The lyre of Orpheus

I had planned to write next about Hannah Arendt and the banality of evil, but we went to the symphony on Sunday. And whenever I go to the symphony, I get ideas. I keep a little notebook in my purse to jot down these ideas, and inevitably, during the first performance of the evening, I slowly creep my hand into my bag and retrieve my notebook and pen as quietly as I can manage. 

Sunday’s performance opened with Shostakovich’s Fifteenth Symphony. I had never heard of Dimitri Shostakovich, and I was spellbound. His symphony reminded me of all the things I remember that are no longer fresh. Like: the moment after my grandparents died, and I went to their house with my mother to help clean it out, and a vine had grown through the casing of the dining room window and spread up the wall towards the ceiling. In the hallway outside the dining room was a door that led outside, but it was permanently shut, and high above the ground with no steps. My grandmother kept a planter in front of it. I had always wondered why that door was there. I remembered walking up the stairs to the second floor, and how difficult it was to make a slinkly slink down the carpeted steps. I remember the attic room with closets full of my mother’s and aunt’s old clothing. I remember the bookshelves filled with their old books. I remember the kitchen table by the window with the country green plantation shutters.

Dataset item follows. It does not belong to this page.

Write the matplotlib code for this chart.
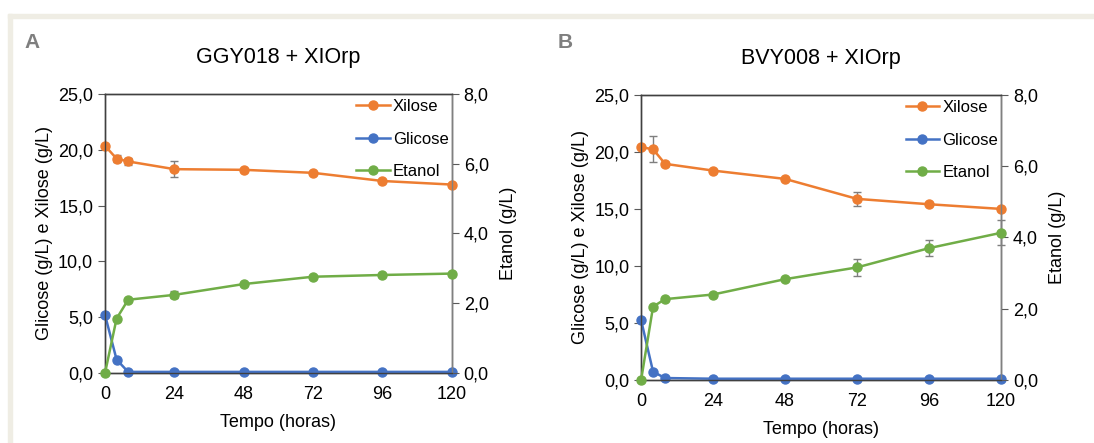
import matplotlib
matplotlib.use("Agg")
import matplotlib.pyplot as plt
from matplotlib.ticker import FuncFormatter
from matplotlib.patches import Rectangle
from matplotlib.lines import Line2D

plt.rcParams['font.family'] = ['Liberation Sans', 'DejaVu Sans']

# dados
tempo = [0, 4, 8, 24, 48, 72, 96, 120]

xil_a = [20.35, 19.2, 18.95, 18.26, 18.2, 17.93, 17.2, 16.88]
xil_a_err = [0, 0.3, 0.35, 0.7, 0, 0, 0, 0]
gli_a = [5.2, 1.2, 0.1, 0.1, 0.1, 0.1, 0.1, 0.1]
eta_a = [0, 1.56, 2.1, 2.24, 2.55, 2.76, 2.81, 2.85]
eta_a_err = [0, 0, 0, 0.1, 0, 0, 0, 0]

xil_b = [20.41, 20.23, 18.95, 18.36, 17.63, 15.88, 15.41, 15.0]
xil_b_err = [0, 1.15, 0.2, 0, 0, 0.6, 0, 0]
gli_b = [5.26, 0.73, 0.18, 0.12, 0.12, 0.12, 0.12, 0.12]
eta_b = [0, 2.06, 2.27, 2.4, 2.83, 3.16, 3.7, 4.13]
eta_b_err = [0, 0, 0, 0, 0, 0.24, 0.23, 0.35]

titulos = ['GGY018 + XIOrp', 'BVY008 + XIOrp']
letras = ['A', 'B']
series = ['Xilose', 'Glicose', 'Etanol']

cor_xil = '#ED7D31'
cor_gli = '#4472C4'
cor_eta = '#70AD47'
cores = [cor_xil, cor_gli, cor_eta]

fmt = FuncFormatter(lambda v, p: f'{v:.1f}'.replace('.', ','))

fig = plt.figure(figsize=(10.94, 4.43), dpi=100)

# moldura bege
fig.patches.append(Rectangle((8/1094, 0), 4/1094, 1 - 14/443, transform=fig.transFigure,
                             color='#EFEDE4', zorder=0))
fig.patches.append(Rectangle((8/1094, 1 - 18/443), 1, 4/443, transform=fig.transFigure,
                             color='#EFEDE4', zorder=0))

posicoes = [[0.096, 0.158, 0.317, 0.630], [0.586, 0.142, 0.329, 0.644]]
dados = [(xil_a, xil_a_err, gli_a, eta_a, eta_a_err), (xil_b, xil_b_err, gli_b, eta_b, eta_b_err)]
letra_x = [32, 565]
fs = 13

for i in range(2):
    xil, xil_err, gli, eta, eta_err = dados[i]
    ax = fig.add_axes(posicoes[i])
    ax2 = ax.twinx()

    ax.errorbar(tempo, xil, yerr=xil_err, fmt='none', ecolor='#7F7F7F', elinewidth=1,
                capsize=3, zorder=2, clip_on=False)
    ax.plot(tempo, xil, color=cor_xil, marker='o', ms=6.5, lw=1.8, zorder=3, clip_on=False)
    ax.plot(tempo, gli, color=cor_gli, marker='o', ms=6.5, lw=1.8, zorder=3, clip_on=False)
    ax2.errorbar(tempo, eta, yerr=eta_err, fmt='none', ecolor='#7F7F7F', elinewidth=1,
                 capsize=3, zorder=2, clip_on=False)
    ax2.plot(tempo, eta, color=cor_eta, marker='o', ms=6.5, lw=1.8, zorder=3, clip_on=False)

    ax.set_xlim(0, 120)
    ax.set_ylim(0, 25)
    ax2.set_ylim(0, 8)
    ax.set_xticks(tempo[:1] + tempo[3:])
    ax.set_yticks([0, 5, 10, 15, 20, 25])
    ax2.set_yticks([0, 2, 4, 6, 8])
    ax.yaxis.set_major_formatter(fmt)
    ax2.yaxis.set_major_formatter(fmt)

    ax.tick_params(axis='y', direction='out', length=5, labelsize=fs, color='#595959')
    ax.tick_params(axis='x', length=0, labelsize=fs, pad=9)
    ax2.tick_params(axis='y', direction='out', length=5, labelsize=fs, color='#595959')

    for a in (ax, ax2):
        for s in a.spines.values():
            s.set_color('#404040')
            s.set_linewidth(1)
    ax2.spines['right'].set_color('#808080')

    ax.set_xlabel('Tempo (horas)', fontsize=fs, labelpad=8)
    ax.set_ylabel('Glicose (g/L) e Xilose (g/L)', fontsize=fs, labelpad=4)
    ax2.set_ylabel('Etanol (g/L)', fontsize=fs, labelpad=8)
    ax.set_title(titulos[i], fontsize=15.5, pad=22)

    handles = [Line2D([], [], color=c, marker='o', ms=6.5, lw=1.8) for c in cores]
    ax2.legend(handles, series, loc='upper right', frameon=False, fontsize=12,
               labelspacing=1.05, handlelength=2.0, handletextpad=0.2,
               borderaxespad=0.0, bbox_to_anchor=(1.01, 1.005))

    fig.text(letra_x[i] / 1094, 1 - 42 / 443, letras[i], fontsize=15, fontweight='bold',
             color='#7F7F7F', ha='center', va='center')

fig.savefig('out.png', dpi=100, facecolor='white')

None of these memories are fresh. I’m petrified by what I can’t remember. I remember how much I loved that house, and I loved it because it was my grandparents’ house, because my grandparents were there. But I can’t remember the wallpaper in the kitchen. Or the kitchen chairs. Or the floor. I can’t remember the stove. I can’t remember the tables in the hallway or the knick knacks on them. I can’t remember the color of the carpet in the downstairs bedroom. 

I can’t remember how many games of Go Fish I played with my grandmother. I can’t remember how many times I watched my grandfather flip over cards in his endless games of Solitaire. And I want to remember. I want to remember the sounds of their voices, their turns of phrase, the way they hugged. 

But sometimes, I can be caught off guard by memory sneaking up behind me, and I can remember everything, like the morning we spent shelling peas from my grandfather’s garden at the kitchen table. Or gathering walnuts in the yard. Or going to the pool in the summer. 

Memory is what makes our stories possible, our narratives of life and self and others. Even the spaces, the absences made of forgetting are just the spaces in the weave of the fabric. We don’t always notice the holes, but they're there, holding the threads together. Sometimes the holes are what allow us to notice the thread. Sometimes we see it on our own. And sometimes it takes an entire symphony for us to notice the way the past is held together in our minds, and to remember what we can of it.